On voit donc à la fois que, en comparaison avec les autres pays avancés, le pouvoir d’achat a été bien protégé en France sur les dernières années traversées par des crises brutales et de grande ampleur. Il apparait aussi que les inégalités y sont assez faibles après redistribution, l’ampleur de cette redistribution corrigeant (et peut-être confortant) des inégalités de revenu primaire assez importantes. Enfin, il apparait que la France n’est qu’en position très moyenne en Europe concernant les situations de privation matérielle et sociale, dont le pourcentage s’est élevé sur les dernières années. Comment concilier ces différents constats, contradictoires au premier regard ? L’une des clés est sans doute que la France pâtit, du fait d’un faible taux d’emploi, d’un PIB par habitant très inférieur à celui de nombreux pays européens comme les pays nordiques et scandinaves mais aussi l’Allemagne et les Pays-Bas, parmi d’autres.

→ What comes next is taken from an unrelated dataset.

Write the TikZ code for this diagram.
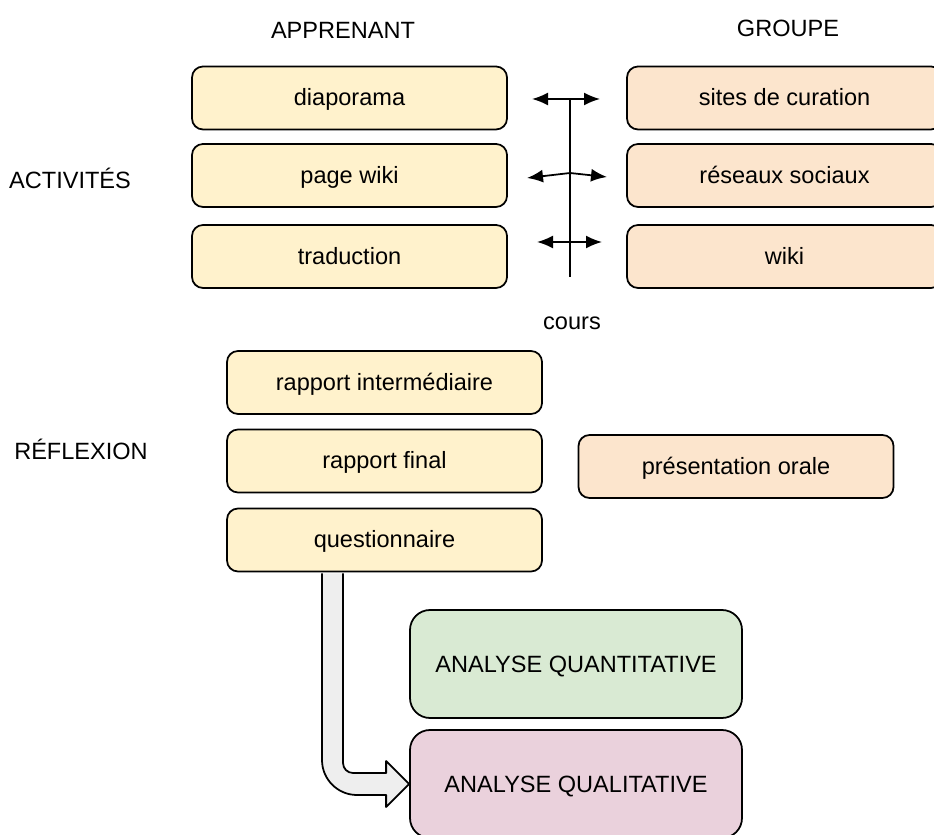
\documentclass[tikz,border=0pt]{standalone}
\usepackage{fontspec}
\setmainfont{Liberation Sans}
\usepackage{tikz}
\usetikzlibrary{
	shapes,
	calc,
	arrows.meta}

\definecolor{jaune}{HTML}{FFF2CC}
\definecolor{peche}{HTML}{FCE5CD}
\definecolor{vert}{HTML}{D9EAD3}
\definecolor{rose}{HTML}{EAD1DC}
\definecolor{gris}{HTML}{EEEEEE}

\begin{document}
\begin{tikzpicture}[scale=1,every node/.style={font=\fontsize{13.4}{16}\selectfont}]
		\tikzstyle{boite}=[rectangle,draw,line width=1pt,rounded corners=0.22cm,
							minimum width=6.3cm,minimum height=1.26cm,
							text height=0.34cm,text depth=0.02cm]
		\tikzstyle{analyse}=[rectangle,draw,line width=1pt,rounded corners=0.4cm,
							minimum width=6.64cm,minimum height=2.16cm,
							text height=0.34cm,text depth=0.02cm]
		\tikzstyle{fleche}=[line width=1pt,-{Latex[length=0.32cm,width=0.26cm]}]

		\useasboundingbox (0,0) rectangle (18.68,16.68);
		\clip (0,0) rectangle (18.68,16.68);

		% titres
		\node (apprenant) at (6.86,16.08) {APPRENANT};
		\node (groupe) at (15.76,16.12) {GROUPE};
		\node (activites) at (1.4,13.12) {ACTIVITÉS};
		\node (reflexion) at (1.62,7.7) {RÉFLEXION};

		% activites
		\foreach \name/\y/\txt in {diapo/14.72/diaporama, pagewiki/13.17/page wiki, trad/11.55/traduction}
			\node[boite,fill=jaune] (\name) at (6.99,\y) {\txt};
		\foreach \name/\y/\txt in {curation/14.72/sites de curation, reseaux/13.17/réseaux sociaux, wiki/11.55/wiki}
			\node[boite,fill=peche] (\name) at (15.69,\y) {\txt};

		% cours
		\coordinate (ctop) at (11.4,14.68);
		\coordinate (cbot) at (11.4,11.14);
		\draw [line width=1pt] (ctop) -- (cbot);
		\node (cours) at (11.44,10.22) {cours};

		\coordinate (g1) at (10.64,14.70);
		\coordinate (d1) at (12.0,14.70);
		\coordinate (m2) at (11.4,13.22);
		\coordinate (g2) at (10.54,13.12);
		\coordinate (d2) at (12.14,13.14);
		\coordinate (m3) at (11.4,11.84);
		\coordinate (g3) at (10.74,11.84);
		\coordinate (d3) at (12.04,11.84);

		\draw [fleche] ($(ctop)+(0,0.02)$) -- (g1);
		\draw [fleche] ($(ctop)+(0,0.02)$) -- (d1);
		\foreach \i in {2,3} {
			\draw [fleche] (m\i) -- (g\i);
			\draw [fleche] (m\i) -- (d\i);
		}

		% reflexion
		\foreach \name/\y/\txt in {interm/9.03/rapport intermédiaire, final/7.46/rapport final, quest/5.88/questionnaire}
			\node[boite,fill=jaune] (\name) at (7.69,\y) {\txt};
		\node[boite,fill=peche] (orale) at (14.72,7.35) {présentation orale};

		% analyses
		\node[analyse,fill=vert] (quanti) at (11.52,3.4) {ANALYSE QUANTITATIVE};
		\node[analyse,fill=rose] (quali) at (11.52,1.0) {ANALYSE QUALITATIVE};

		% grosse fleche
		\coordinate (qa) at ($(quest.south)+(-1.25,-0.02)$);
		\filldraw [fill=gris,line width=1pt,line join=round]
			(qa) -- ($(quali.west -| qa)+(0,0.48)$)
			arc [start angle=180,end angle=270,radius=0.7]
			-- ($(quali.west)+(-0.46,-0.22)$) -- ++(0,-0.24) -- (quali.west)
			-- ($(quali.west)+(-0.46,0.46)$) -- ++(0,-0.24)
			-- ($(quali.west -| qa)+(0.62,0.22)$)
			arc [start angle=270,end angle=180,radius=0.2]
			-- ($(qa)+(0.42,0)$);

	\end{tikzpicture}
\end{document}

Le revenu moyen y étant en conséquence plus faible, des inégalités plus contenues qu’ailleurs y aboutissent quand même à des situations de privation matérielle et sociale plus fréquentes. Ce qui renforce aussi davantage le sentiment de frustration. Un tel constat suggère que l’une des principales clés de lutte contre la pauvreté est l’enrichissement du pays, c’est-à-dire l’augmentation de son PIB par habitant, via l’augmentation du taux d’emploi. C’est sur cet aspect que les politiques d’emploi doivent en France concentrer leur attention, pour viser à augmenter le taux d’emploi sur les trois segments de la population en âge de travailler sur lesquels il demeure bas dans notre pays : les jeunes, le seniors et les peu qualifiés. A cet égard, les propositions visant à abaisser l’âge de départ à la retraite vont à rebours de la direction souhaitable : leur mise en œuvre contribuerait à paupériser la France et à y augmenter la pauvreté.